Auf das 2013er-Konto gehen außerdem 85 Einsätze. Dazu zählen 23 Klein-, 20 Mittel- und sechs Großbrände sowie 29 technische Hilfeleistungen. Fünf Mal wurde die Feuerwehr vom Rettungsdienst als Tragehilfe übergewichtiger Personen hinzugerufen. "Eine Zahl, die seit langem stetig zunimmt", wortwitzelt Wirth.

Neben ihrer personellen Stärke bei den Aktiven gelten die Calbenser innerhalb des Salzlandkreises auch als vorbildlich in der Nachwuchsarbeit. Sowohl in der Kinder- als auch in der Jugendabteilung lernen jeweils 19 Mädchen und Jungen die Grundlagen. "Drei von ihnen wechselten im vergangenen Jahr in den aktiven Dienst", sagt Wirth nicht ohne Stolz.

Spardiktat des Salzlandkreises nennt Wirth ein "Unding"

Mit ungewöhnlich viel Ärger in der Stimme äußerte er sich außerdem zum jüngsten Spardiktat der Kommunalaufsicht des Landkreises. Diese sieht im jährlichen städtischen Zuschuss für die Kameradschaftskasse in Höhe von 1500 Euro Einsparpotenzial. "Das ist ein Unding. Das haben wir nicht nötig", wetterte Wirth. "So eine Forderung ist für die Motivation mehr als kontraproduktiv." Diesen Beitrag sollte Bernburg weniger als freiwillige, sondern als pflichtige Aufgabe ansehen.

Auf die Unterstützung der Stadt können die Blauröcke in jedem Fall zählen, machte Bürgermeister Dieter Tischmeyer deutlich. Nach wichtigen Investitionen der vergangenen Jahre soll auch im städtischen Haushalt 2014 ein neuer Mannschaftstransportwagen seinen Platz finden, nachdem der bisherige mehr als 20 Jahre auf dem Buckel hat.

Stadtratsvorsitzender Alexander Berlin überbrachte der Feuerwehr einen sehr persönlichen Dank. Von der Juniflut besonders stark betroffen, erhielt er von den Kameraden unbürokratisch und schnell dringend benötigte Sandsäcke. Einen davon gab er am Abend - mit "Löschwasser" gefüllt - wieder zurück.

Vertreter der Stadtratsfraktionen würdigten das Engagement der Wehr, die seit 135 Jahren aus dem städtischen Leben nicht mehr wegzudenken ist und spendeten Geld und Gutscheine für die Kameradschaftskasse und Jugendarbeit.

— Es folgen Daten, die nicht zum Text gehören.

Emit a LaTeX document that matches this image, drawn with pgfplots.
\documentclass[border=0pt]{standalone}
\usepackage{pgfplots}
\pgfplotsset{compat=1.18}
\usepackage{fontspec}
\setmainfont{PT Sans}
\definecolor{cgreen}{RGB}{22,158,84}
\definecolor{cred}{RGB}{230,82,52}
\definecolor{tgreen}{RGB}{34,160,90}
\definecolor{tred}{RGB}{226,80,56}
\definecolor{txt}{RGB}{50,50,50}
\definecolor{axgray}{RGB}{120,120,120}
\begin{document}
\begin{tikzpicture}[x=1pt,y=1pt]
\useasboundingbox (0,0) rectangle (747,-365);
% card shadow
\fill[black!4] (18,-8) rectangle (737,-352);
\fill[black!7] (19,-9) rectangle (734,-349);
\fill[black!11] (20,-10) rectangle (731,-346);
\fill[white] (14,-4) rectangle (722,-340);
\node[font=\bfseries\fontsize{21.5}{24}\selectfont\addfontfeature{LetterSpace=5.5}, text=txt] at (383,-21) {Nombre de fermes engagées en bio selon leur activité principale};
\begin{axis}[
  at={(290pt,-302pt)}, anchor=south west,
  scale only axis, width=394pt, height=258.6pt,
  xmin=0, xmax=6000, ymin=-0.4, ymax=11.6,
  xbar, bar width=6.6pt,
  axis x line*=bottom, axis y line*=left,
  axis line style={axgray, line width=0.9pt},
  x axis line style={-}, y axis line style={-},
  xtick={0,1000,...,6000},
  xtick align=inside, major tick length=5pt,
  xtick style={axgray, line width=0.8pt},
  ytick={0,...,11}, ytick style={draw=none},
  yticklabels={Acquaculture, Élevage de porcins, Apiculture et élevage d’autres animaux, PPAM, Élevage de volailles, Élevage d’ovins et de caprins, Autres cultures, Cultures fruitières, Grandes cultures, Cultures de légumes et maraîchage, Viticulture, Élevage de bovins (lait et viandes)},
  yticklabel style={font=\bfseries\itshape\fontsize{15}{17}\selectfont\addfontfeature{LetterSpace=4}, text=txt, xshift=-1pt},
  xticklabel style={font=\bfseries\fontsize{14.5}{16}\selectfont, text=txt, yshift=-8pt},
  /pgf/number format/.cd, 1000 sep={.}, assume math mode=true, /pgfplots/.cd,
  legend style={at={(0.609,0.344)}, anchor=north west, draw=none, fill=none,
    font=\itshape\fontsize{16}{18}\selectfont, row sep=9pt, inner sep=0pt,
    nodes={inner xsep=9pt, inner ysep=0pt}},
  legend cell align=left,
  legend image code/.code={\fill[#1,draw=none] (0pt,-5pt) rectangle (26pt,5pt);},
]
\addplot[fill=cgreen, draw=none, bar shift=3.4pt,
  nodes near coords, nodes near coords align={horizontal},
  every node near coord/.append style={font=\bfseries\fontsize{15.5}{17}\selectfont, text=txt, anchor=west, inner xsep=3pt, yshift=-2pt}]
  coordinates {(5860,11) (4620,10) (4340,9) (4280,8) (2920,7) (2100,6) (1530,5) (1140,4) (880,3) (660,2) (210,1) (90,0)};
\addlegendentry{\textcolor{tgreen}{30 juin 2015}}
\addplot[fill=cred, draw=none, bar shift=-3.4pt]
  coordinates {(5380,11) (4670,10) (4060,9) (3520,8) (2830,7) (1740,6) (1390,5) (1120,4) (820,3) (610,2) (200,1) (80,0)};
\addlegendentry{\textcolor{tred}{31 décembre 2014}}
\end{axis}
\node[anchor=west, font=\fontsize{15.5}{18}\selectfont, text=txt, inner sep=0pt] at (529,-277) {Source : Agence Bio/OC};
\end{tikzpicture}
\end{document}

Stetige Unterstützung der Stadt bei Technikausstattung

Fraktionschef Sven Hause (Alternative Liste Calbe) erinnerte an den Rückhalt im Stadtrat und dass Anschaffungen wie der moderne Einsatzleitwagen in den vergangenen Jahren angesichts der klammen Stadtkasse nicht selbstverständlich seien. Uwe Klamm (SPD) lobte die erfolgreiche Nachwuchsarbeit. Fraktionsvorsitzender Rudolf Kramer (Freie Wähler) nutzte das Podium, um nach mehr als vier Jahrzehnten seinen Abschied aus der Kommunalpolitik anzukündigen. Ehrenratsvorsitzender Georg Hamm (CDU/FDP) versprach, die angesprochenen Ausbildungsprobleme auf entsprechemder politischer Ebene anzubringen. Anneliese Grage (Die Linke) schloss sich den vielen Dankesworten an.

Dank der Absicherung der Schwarzer und Nienburger Kollegen ließen die Calbenser die Jahreshauptversammlung bei Deftigem und Hochprozentigen bis weit in die Nachtstunden gemütlich ausklingen.